Surely you can't supply a host and port and then 'use whatever
protocol is supported'.
I could imagine an implementation that allowed these, but, as it
stands, 'news' is used for URLs that are site independent, and 'nttp'
for those that specify a particular host and port.
It would be reasonable for a 'news:newsgroup' URL to resolve to a URL
that specified nttp://host/group/n1[-n2], though.
I don't know how to answer your question more fully.
> 8. (3.8) What is the purpose/function of the telnet trailing slash ?
It's widely accepted, but has no particular purpose. There is some
possibility that extensions to telnet will allow additional syntax
after the slash.
> 9. (3.11) Is there a reference implementation of prospero ? Just
> curious why this protocol is specified and (many) other ones are not.
I think which protocols are specified is historical. prospero has been
in the URL document for a long time. I'm not certain whether there is
a reference implementation of prospero.
> ... an algorithm for accessing of resources within that scheme ...
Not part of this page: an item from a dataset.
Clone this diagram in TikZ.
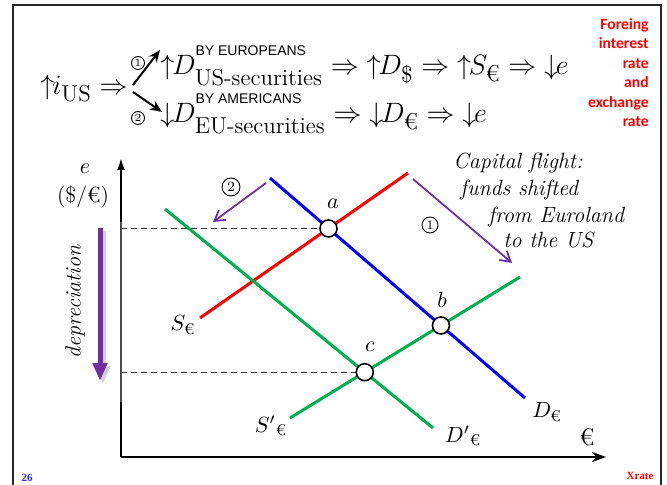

> a. Do such algorithms exist for the currently-defined URLs ? If so,
> where (other than libwww source) ?
I think this is a legitimate question, and I don't want to give a flip
answer. I think the answer is:
yes, in this specification, for ftp, telnet, gopher, mailto, file
not really for http, news, nntp, wais, prospero
>b. Any specification of an algorithm implies a set of functions or
> what could be called "virtual methods" that operate on the URL.
> Are such functions defined ? If not, then I would propose GET, POST,
> and HEAD as a start.
I think this is an interesting request, and quite possible to do,
although I don't think it's required in this RFC, which primarily
attempts to describe the syntax of URLs.
> 12. (4) Any interest in including:
> cso://[host[:port]][/arg=value[;arg=value]]
I think this is reasonable for inclusion in a separate document which
you use to register the 'cso' scheme.